WORK TO BE COMPLETED ▸ Quote all of the data exactly as given. Skip every picture it contains.

DATA BLOCK ▸

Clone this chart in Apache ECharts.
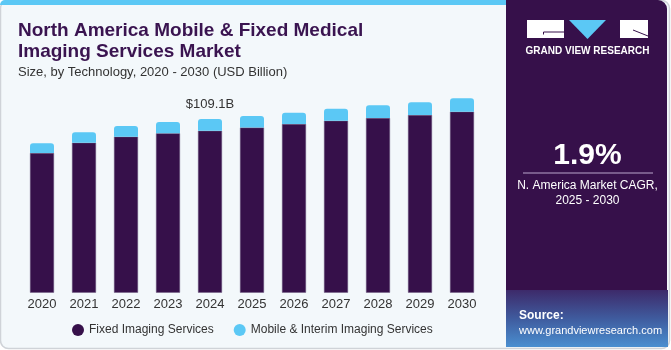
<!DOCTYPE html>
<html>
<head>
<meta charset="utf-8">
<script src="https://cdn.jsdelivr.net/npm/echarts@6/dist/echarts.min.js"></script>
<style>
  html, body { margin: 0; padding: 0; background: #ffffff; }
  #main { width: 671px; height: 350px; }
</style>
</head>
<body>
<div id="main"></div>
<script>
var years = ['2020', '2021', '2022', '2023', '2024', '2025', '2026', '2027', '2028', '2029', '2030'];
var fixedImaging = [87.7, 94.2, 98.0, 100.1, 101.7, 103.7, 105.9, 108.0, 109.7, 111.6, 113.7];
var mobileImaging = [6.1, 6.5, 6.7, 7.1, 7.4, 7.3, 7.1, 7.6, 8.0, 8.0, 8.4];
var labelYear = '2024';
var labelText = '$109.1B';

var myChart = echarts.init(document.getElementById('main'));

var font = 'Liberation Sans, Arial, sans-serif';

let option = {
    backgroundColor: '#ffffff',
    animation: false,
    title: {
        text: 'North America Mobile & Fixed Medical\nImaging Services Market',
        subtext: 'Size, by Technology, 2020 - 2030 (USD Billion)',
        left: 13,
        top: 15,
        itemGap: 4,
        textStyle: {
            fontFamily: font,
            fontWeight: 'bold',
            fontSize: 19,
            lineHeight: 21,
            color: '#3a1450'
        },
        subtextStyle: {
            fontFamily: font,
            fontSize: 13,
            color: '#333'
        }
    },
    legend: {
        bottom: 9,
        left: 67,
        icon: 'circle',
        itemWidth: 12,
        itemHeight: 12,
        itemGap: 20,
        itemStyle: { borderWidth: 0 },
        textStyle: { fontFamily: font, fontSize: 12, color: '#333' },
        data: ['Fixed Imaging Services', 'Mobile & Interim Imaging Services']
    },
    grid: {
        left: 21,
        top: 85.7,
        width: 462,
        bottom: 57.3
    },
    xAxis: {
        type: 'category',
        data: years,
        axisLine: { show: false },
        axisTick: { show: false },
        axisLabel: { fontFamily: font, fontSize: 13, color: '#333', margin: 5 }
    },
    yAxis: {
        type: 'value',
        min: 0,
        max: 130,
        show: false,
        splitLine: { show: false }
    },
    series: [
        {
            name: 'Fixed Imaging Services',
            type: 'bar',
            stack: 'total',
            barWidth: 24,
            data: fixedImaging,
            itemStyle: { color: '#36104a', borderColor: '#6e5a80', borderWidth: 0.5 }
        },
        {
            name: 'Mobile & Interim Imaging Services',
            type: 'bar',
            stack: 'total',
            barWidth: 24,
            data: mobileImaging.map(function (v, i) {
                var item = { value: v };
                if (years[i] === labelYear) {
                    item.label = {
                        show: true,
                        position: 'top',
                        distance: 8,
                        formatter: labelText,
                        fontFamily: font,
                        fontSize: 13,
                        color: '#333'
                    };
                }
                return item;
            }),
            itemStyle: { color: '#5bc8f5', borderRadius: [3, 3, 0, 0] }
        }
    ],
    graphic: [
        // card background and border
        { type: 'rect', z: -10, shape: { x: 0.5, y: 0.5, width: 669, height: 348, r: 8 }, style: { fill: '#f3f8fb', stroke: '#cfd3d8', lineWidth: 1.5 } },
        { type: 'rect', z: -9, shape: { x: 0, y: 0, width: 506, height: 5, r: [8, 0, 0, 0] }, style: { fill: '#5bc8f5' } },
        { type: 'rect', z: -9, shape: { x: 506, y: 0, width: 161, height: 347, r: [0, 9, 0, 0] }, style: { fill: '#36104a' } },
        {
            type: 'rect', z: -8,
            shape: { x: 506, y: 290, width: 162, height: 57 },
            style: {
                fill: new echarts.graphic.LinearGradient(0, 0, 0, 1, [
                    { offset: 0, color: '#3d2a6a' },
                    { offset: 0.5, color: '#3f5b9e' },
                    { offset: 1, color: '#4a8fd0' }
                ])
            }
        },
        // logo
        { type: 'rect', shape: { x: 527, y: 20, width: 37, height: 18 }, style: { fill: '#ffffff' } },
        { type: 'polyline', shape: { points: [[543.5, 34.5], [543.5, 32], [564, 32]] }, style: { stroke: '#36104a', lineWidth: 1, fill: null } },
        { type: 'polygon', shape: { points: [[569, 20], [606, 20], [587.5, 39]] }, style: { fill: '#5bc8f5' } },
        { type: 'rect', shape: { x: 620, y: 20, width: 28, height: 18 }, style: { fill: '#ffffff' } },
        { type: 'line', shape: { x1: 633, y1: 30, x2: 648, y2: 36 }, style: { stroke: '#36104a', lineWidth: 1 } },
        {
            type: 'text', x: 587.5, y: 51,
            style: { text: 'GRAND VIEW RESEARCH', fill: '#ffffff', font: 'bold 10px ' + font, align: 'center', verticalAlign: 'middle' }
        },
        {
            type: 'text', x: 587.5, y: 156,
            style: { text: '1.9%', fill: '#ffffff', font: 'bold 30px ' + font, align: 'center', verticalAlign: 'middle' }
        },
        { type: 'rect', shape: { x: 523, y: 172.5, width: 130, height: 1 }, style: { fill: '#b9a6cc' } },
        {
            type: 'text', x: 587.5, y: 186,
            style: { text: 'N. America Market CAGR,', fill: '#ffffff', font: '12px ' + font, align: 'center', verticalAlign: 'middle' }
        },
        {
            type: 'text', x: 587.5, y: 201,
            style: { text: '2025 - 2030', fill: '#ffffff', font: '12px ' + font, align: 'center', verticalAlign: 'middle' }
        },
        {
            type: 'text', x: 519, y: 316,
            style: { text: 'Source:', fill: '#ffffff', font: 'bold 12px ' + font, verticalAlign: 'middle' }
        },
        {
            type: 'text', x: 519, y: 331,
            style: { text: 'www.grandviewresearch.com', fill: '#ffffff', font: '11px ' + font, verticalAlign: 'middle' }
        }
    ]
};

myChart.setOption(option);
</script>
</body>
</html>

FULL SOLUTION ▸
Clone this chart in Apache ECharts.
<!DOCTYPE html>
<html>
<head>
<meta charset="utf-8">
<script src="https://cdn.jsdelivr.net/npm/echarts@6/dist/echarts.min.js"></script>
<style>
  html, body { margin: 0; padding: 0; background: #ffffff; }
  #main { width: 671px; height: 350px; }
</style>
</head>
<body>
<div id="main"></div>
<script>
var years = ['2020', '2021', '2022', '2023', '2024', '2025', '2026', '2027', '2028', '2029', '2030'];
var fixedImaging = [87.7, 94.2, 98.0, 100.1, 101.7, 103.7, 105.9, 108.0, 109.7, 111.6, 113.7];
var mobileImaging = [6.1, 6.5, 6.7, 7.1, 7.4, 7.3, 7.1, 7.6, 8.0, 8.0, 8.4];
var labelYear = '2024';
var labelText = '$109.1B';

var myChart = echarts.init(document.getElementById('main'));

var font = 'Liberation Sans, Arial, sans-serif';

let option = {
    backgroundColor: '#ffffff',
    animation: false,
    title: {
        text: 'North America Mobile & Fixed Medical\nImaging Services Market',
        subtext: 'Size, by Technology, 2020 - 2030 (USD Billion)',
        left: 13,
        top: 15,
        itemGap: 4,
        textStyle: {
            fontFamily: font,
            fontWeight: 'bold',
            fontSize: 19,
            lineHeight: 21,
            color: '#3a1450'
        },
        subtextStyle: {
            fontFamily: font,
            fontSize: 13,
            color: '#333'
        }
    },
    legend: {
        bottom: 9,
        left: 67,
        icon: 'circle',
        itemWidth: 12,
        itemHeight: 12,
        itemGap: 20,
        itemStyle: { borderWidth: 0 },
        textStyle: { fontFamily: font, fontSize: 12, color: '#333' },
        data: ['Fixed Imaging Services', 'Mobile & Interim Imaging Services']
    },
    grid: {
        left: 21,
        top: 85.7,
        width: 462,
        bottom: 57.3
    },
    xAxis: {
        type: 'category',
        data: years,
        axisLine: { show: false },
        axisTick: { show: false },
        axisLabel: { fontFamily: font, fontSize: 13, color: '#333', margin: 5 }
    },
    yAxis: {
        type: 'value',
        min: 0,
        max: 130,
        show: false,
        splitLine: { show: false }
    },
    series: [
        {
            name: 'Fixed Imaging Services',
            type: 'bar',
            stack: 'total',
            barWidth: 24,
            data: fixedImaging,
            itemStyle: { color: '#36104a', borderColor: '#6e5a80', borderWidth: 0.5 }
        },
        {
            name: 'Mobile & Interim Imaging Services',
            type: 'bar',
            stack: 'total',
            barWidth: 24,
            data: mobileImaging.map(function (v, i) {
                var item = { value: v };
                if (years[i] === labelYear) {
                    item.label = {
                        show: true,
                        position: 'top',
                        distance: 8,
                        formatter: labelText,
                        fontFamily: font,
                        fontSize: 13,
                        color: '#333'
                    };
                }
                return item;
            }),
            itemStyle: { color: '#5bc8f5', borderRadius: [3, 3, 0, 0] }
        }
    ],
    graphic: [
        // card background and border
        { type: 'rect', z: -10, shape: { x: 0.5, y: 0.5, width: 669, height: 348, r: 8 }, style: { fill: '#f3f8fb', stroke: '#cfd3d8', lineWidth: 1.5 } },
        { type: 'rect', z: -9, shape: { x: 0, y: 0, width: 506, height: 5, r: [8, 0, 0, 0] }, style: { fill: '#5bc8f5' } },
        { type: 'rect', z: -9, shape: { x: 506, y: 0, width: 161, height: 347, r: [0, 9, 0, 0] }, style: { fill: '#36104a' } },
        {
            type: 'rect', z: -8,
            shape: { x: 506, y: 290, width: 162, height: 57 },
            style: {
                fill: new echarts.graphic.LinearGradient(0, 0, 0, 1, [
                    { offset: 0, color: '#3d2a6a' },
                    { offset: 0.5, color: '#3f5b9e' },
                    { offset: 1, color: '#4a8fd0' }
                ])
            }
        },
        // logo
        { type: 'rect', shape: { x: 527, y: 20, width: 37, height: 18 }, style: { fill: '#ffffff' } },
        { type: 'polyline', shape: { points: [[543.5, 34.5], [543.5, 32], [564, 32]] }, style: { stroke: '#36104a', lineWidth: 1, fill: null } },
        { type: 'polygon', shape: { points: [[569, 20], [606, 20], [587.5, 39]] }, style: { fill: '#5bc8f5' } },
        { type: 'rect', shape: { x: 620, y: 20, width: 28, height: 18 }, style: { fill: '#ffffff' } },
        { type: 'line', shape: { x1: 633, y1: 30, x2: 648, y2: 36 }, style: { stroke: '#36104a', lineWidth: 1 } },
        {
            type: 'text', x: 587.5, y: 51,
            style: { text: 'GRAND VIEW RESEARCH', fill: '#ffffff', font: 'bold 10px ' + font, align: 'center', verticalAlign: 'middle' }
        },
        {
            type: 'text', x: 587.5, y: 156,
            style: { text: '1.9%', fill: '#ffffff', font: 'bold 30px ' + font, align: 'center', verticalAlign: 'middle' }
        },
        { type: 'rect', shape: { x: 523, y: 172.5, width: 130, height: 1 }, style: { fill: '#b9a6cc' } },
        {
            type: 'text', x: 587.5, y: 186,
            style: { text: 'N. America Market CAGR,', fill: '#ffffff', font: '12px ' + font, align: 'center', verticalAlign: 'middle' }
        },
        {
            type: 'text', x: 587.5, y: 201,
            style: { text: '2025 - 2030', fill: '#ffffff', font: '12px ' + font, align: 'center', verticalAlign: 'middle' }
        },
        {
            type: 'text', x: 519, y: 316,
            style: { text: 'Source:', fill: '#ffffff', font: 'bold 12px ' + font, verticalAlign: 'middle' }
        },
        {
            type: 'text', x: 519, y: 331,
            style: { text: 'www.grandviewresearch.com', fill: '#ffffff', font: '11px ' + font, verticalAlign: 'middle' }
        }
    ]
};

myChart.setOption(option);
</script>
</body>
</html>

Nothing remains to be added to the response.